Even some of al-Baghdadi’s followers will question both the political wisdom and the legitimacy of declaring a Caliphate. Al-Baghdadi’s cohorts prompted a public debate on social media about the idea of a new Caliphate in the months following the announcement of ISIS, and the majority opinion seemed to go against it. But the quick advance into Iraq, along with the capture of border posts on the road to Jordan as well as Syria, have at least reinforced al-Baghdadi’s claim that the divisions of the region are just meaningless relics of colonialism. Plots in Lebanon and threats to Jordan and Saudi Arabia will give further momentum to the idea of a pan-Islamic, Sunni-dominated State. In defense of its legitimacy, the Islamic State has claimed that it had no option but to establish the Caliphate because the conditions existed for it to do so, and that it could not consult the wider community because of the urgency of the situation.

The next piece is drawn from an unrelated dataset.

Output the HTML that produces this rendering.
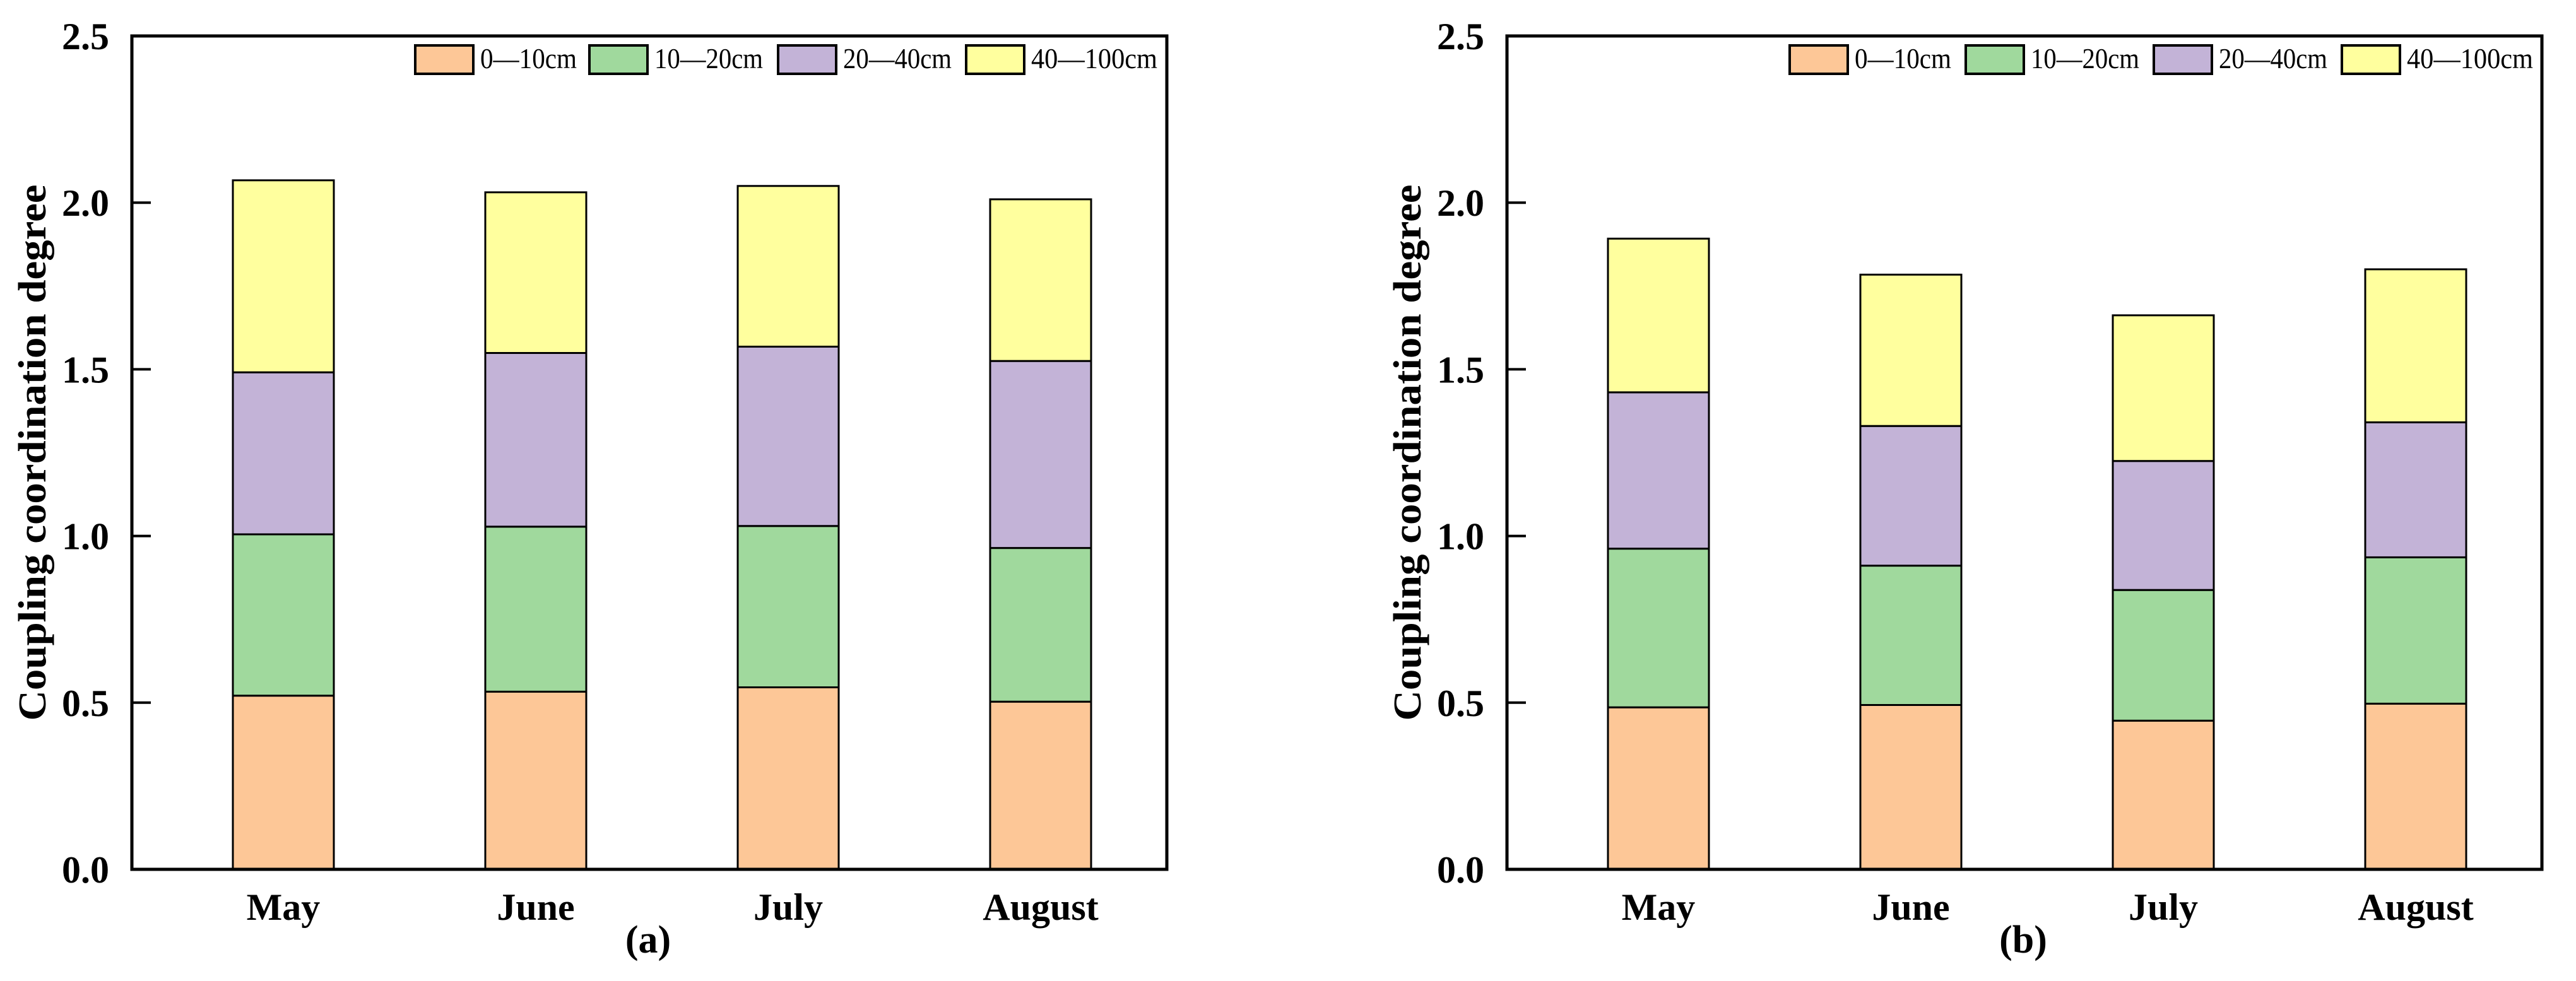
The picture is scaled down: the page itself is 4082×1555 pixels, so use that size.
<!DOCTYPE html>
<html><head><meta charset="utf-8"><style>
html,body{margin:0;padding:0;background:#fff;}
svg{display:block;font-family:"Liberation Serif",serif;}
</style></head><body>
<svg id="chart" width="4082" height="1555" viewBox="0 0 4082 1555" xmlns="http://www.w3.org/2000/svg"></svg>
<script>
const categories = ["May","June","July","August"];
const seriesNames = ["0—10cm","10—20cm","20—40cm","40—100cm"];
const colors = ["#FDC797","#A0D99D","#C3B3D7","#FFFF9E"];
const yTicks = [0,0.5,1.0,1.5,2.0,2.5];
const yTickLabels = ["0.0","0.5","1.0","1.5","2.0","2.5"];
// panel (a) segment values per series
const a_s1 = [0.521,0.533,0.546,0.503];
const a_s2 = [0.484,0.495,0.484,0.461];
const a_s3 = [0.486,0.521,0.538,0.561];
const a_s4 = [0.576,0.482,0.482,0.485];
// panel (b)
const b_s1 = [0.486,0.493,0.446,0.497];
const b_s2 = [0.476,0.418,0.392,0.439];
const b_s3 = [0.469,0.419,0.387,0.405];
const b_s4 = [0.461,0.454,0.437,0.459];

const NS="http://www.w3.org/2000/svg";
const svg=document.getElementById('chart');
function mk(tag,attrs,parent){const e=document.createElementNS(NS,tag);for(const k in attrs)e.setAttribute(k,attrs[k]);(parent||svg).appendChild(e);return e;}

function panel(id,left,right,series,label,legendX,legendSteps){
  const top=57,bottom=1378;
  const g=mk('g',{});
  
  
  const y=v=>bottom-(v/2.5)*(bottom-top);
  const step=(right-left)/4.1;
  const x=i=>left+(i+0.6)*step;
  const bw=160;
  categories.forEach((c,i)=>{
    let base=0;
    series.forEach((s,j)=>{
      const v=s[i];
      const r=mk('rect',{x:x(i)-bw/2,y:y(base+v),width:bw,height:y(base)-y(base+v),fill:colors[j],stroke:'#000','stroke-width':3},g);
      
      
      base+=v;
    });
    const t=mk('text',{x:x(i),y:1458,'text-anchor':'middle','font-size':60,'font-weight':'bold'},g);
    t.textContent=c;
    
    
  });
  const f=mk('rect',{x:left,y:top,width:right-left,height:bottom-top,fill:'none',stroke:'#000','stroke-width':5},g);
  
  
  yTicks.forEach((v,k)=>{
    mk('line',{x1:left,x2:left+30,y1:y(v),y2:y(v),stroke:'#000','stroke-width':4},g);
    const t=mk('text',{x:left-36,y:y(v)+21,'text-anchor':'end','font-size':60,'font-weight':'bold'},g);
    t.textContent=yTickLabels[k];
    
    
  });
  const yt=mk('text',{x:0,y:0,'text-anchor':'middle','font-size':62,'font-weight':'bold',textLength:850,lengthAdjust:'spacingAndGlyphs',transform:`translate(${left-137},${(top+bottom)/2}) rotate(-90)`},g);
  yt.textContent='Coupling coordination degree';
  
  
  const pl=mk('text',{x:left+818,y:1510,'text-anchor':'middle','font-size':62,'font-weight':'bold'},g);
  pl.textContent=label;
  
  
  const widths=[153,172,172,200];
  let lx=legendX;
  seriesNames.forEach((n,j)=>{
    const e=mk('g',{},g);
    
    
    mk('rect',{x:lx,y:72,width:92,height:45,fill:colors[j],stroke:'#000','stroke-width':4},e);
    const t=mk('text',{x:lx+103,y:108,'font-size':46,textLength:widths[j],lengthAdjust:'spacingAndGlyphs'},e);
    t.textContent=n;
    lx+=legendSteps[j]||0;
  });
}
panel('a',209,1849,[a_s1,a_s2,a_s3,a_s4],'(a)',658,[276,299,298]);
panel('b',2388,4028,[b_s1,b_s2,b_s3,b_s4],'(b)',2836,[279,298,298]);
</script>
</body></html>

Time will tell whether the Caliphate of Ibrahim (al-Baghdadi) lasts, but the declaration has moved the global movement started by al-Qaeda into a new phase. All other extremist groups will now have to declare their position and the Islamic State is certain to try by whatever means to live up to its aspirations. This will be an inspiration for some and a challenge for others, but it will certainly cause an enormous amount of debate and divisions within the extremist movement. Al-Qaeda will have to make a counter-move, possibly in the form of an attack; the Taliban will retire still further into their own national struggle for power, and other extremist groups are likely to find the fault lines within them exposed. If the Islamic State has misjudged its strength and appeal, it will have struck a major blow at the heart of the extremist movement championed by al-Qaeda; if it succeeds, the fractures in the Middle East will become still more pronounced and the old order will find it harder and harder to contain a problem that is already spinning dangerously out of control.